_WHAT IS EXPECTED_
Give the listing again exactly, omitting its images.

_DATASET EXTRACT_
┌──

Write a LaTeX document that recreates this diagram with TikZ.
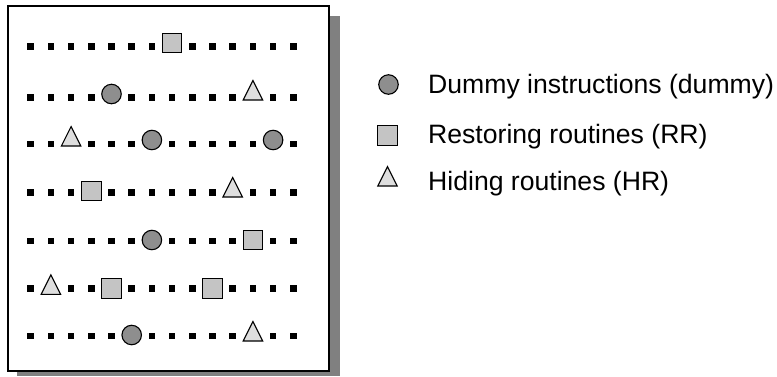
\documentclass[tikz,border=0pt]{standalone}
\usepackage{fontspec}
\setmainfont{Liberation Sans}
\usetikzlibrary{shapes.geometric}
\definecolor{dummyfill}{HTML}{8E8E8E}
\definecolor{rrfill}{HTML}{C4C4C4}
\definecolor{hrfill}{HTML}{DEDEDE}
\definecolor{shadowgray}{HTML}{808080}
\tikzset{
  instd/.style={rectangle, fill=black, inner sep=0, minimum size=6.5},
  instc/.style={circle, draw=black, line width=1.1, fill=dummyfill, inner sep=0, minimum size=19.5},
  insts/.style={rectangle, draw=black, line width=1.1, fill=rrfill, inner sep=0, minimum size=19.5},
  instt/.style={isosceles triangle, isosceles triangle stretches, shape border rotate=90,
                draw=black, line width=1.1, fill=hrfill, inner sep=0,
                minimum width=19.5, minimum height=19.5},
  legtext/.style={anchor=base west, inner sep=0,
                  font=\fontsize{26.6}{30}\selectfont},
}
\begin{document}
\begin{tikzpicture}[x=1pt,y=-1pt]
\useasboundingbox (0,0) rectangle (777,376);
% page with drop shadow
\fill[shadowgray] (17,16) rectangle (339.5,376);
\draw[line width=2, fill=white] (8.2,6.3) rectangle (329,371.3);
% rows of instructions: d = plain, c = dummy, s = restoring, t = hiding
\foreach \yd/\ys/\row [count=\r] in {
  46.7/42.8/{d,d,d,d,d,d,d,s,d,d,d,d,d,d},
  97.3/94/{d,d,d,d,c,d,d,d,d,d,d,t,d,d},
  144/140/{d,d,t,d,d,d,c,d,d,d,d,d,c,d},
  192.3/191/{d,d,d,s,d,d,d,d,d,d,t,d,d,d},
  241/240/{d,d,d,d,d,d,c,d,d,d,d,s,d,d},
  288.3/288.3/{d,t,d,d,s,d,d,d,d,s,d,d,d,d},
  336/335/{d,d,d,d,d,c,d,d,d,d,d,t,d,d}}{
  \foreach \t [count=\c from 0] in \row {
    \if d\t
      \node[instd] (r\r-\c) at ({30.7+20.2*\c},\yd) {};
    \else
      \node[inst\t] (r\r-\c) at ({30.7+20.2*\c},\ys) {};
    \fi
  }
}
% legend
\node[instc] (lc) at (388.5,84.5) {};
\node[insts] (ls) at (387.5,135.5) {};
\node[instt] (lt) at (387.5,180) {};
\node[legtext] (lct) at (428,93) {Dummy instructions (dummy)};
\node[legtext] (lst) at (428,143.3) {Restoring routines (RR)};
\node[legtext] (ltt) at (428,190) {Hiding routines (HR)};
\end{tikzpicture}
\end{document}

└──

_THE COMPLETED TASK_
Write a LaTeX document that recreates this diagram with TikZ.
\documentclass[tikz,border=0pt]{standalone}
\usepackage{fontspec}
\setmainfont{Liberation Sans}
\usetikzlibrary{shapes.geometric}
\definecolor{dummyfill}{HTML}{8E8E8E}
\definecolor{rrfill}{HTML}{C4C4C4}
\definecolor{hrfill}{HTML}{DEDEDE}
\definecolor{shadowgray}{HTML}{808080}
\tikzset{
  instd/.style={rectangle, fill=black, inner sep=0, minimum size=6.5},
  instc/.style={circle, draw=black, line width=1.1, fill=dummyfill, inner sep=0, minimum size=19.5},
  insts/.style={rectangle, draw=black, line width=1.1, fill=rrfill, inner sep=0, minimum size=19.5},
  instt/.style={isosceles triangle, isosceles triangle stretches, shape border rotate=90,
                draw=black, line width=1.1, fill=hrfill, inner sep=0,
                minimum width=19.5, minimum height=19.5},
  legtext/.style={anchor=base west, inner sep=0,
                  font=\fontsize{26.6}{30}\selectfont},
}
\begin{document}
\begin{tikzpicture}[x=1pt,y=-1pt]
\useasboundingbox (0,0) rectangle (777,376);
% page with drop shadow
\fill[shadowgray] (17,16) rectangle (339.5,376);
\draw[line width=2, fill=white] (8.2,6.3) rectangle (329,371.3);
% rows of instructions: d = plain, c = dummy, s = restoring, t = hiding
\foreach \yd/\ys/\row [count=\r] in {
  46.7/42.8/{d,d,d,d,d,d,d,s,d,d,d,d,d,d},
  97.3/94/{d,d,d,d,c,d,d,d,d,d,d,t,d,d},
  144/140/{d,d,t,d,d,d,c,d,d,d,d,d,c,d},
  192.3/191/{d,d,d,s,d,d,d,d,d,d,t,d,d,d},
  241/240/{d,d,d,d,d,d,c,d,d,d,d,s,d,d},
  288.3/288.3/{d,t,d,d,s,d,d,d,d,s,d,d,d,d},
  336/335/{d,d,d,d,d,c,d,d,d,d,d,t,d,d}}{
  \foreach \t [count=\c from 0] in \row {
    \if d\t
      \node[instd] (r\r-\c) at ({30.7+20.2*\c},\yd) {};
    \else
      \node[inst\t] (r\r-\c) at ({30.7+20.2*\c},\ys) {};
    \fi
  }
}
% legend
\node[instc] (lc) at (388.5,84.5) {};
\node[insts] (ls) at (387.5,135.5) {};
\node[instt] (lt) at (387.5,180) {};
\node[legtext] (lct) at (428,93) {Dummy instructions (dummy)};
\node[legtext] (lst) at (428,143.3) {Restoring routines (RR)};
\node[legtext] (ltt) at (428,190) {Hiding routines (HR)};
\end{tikzpicture}
\end{document}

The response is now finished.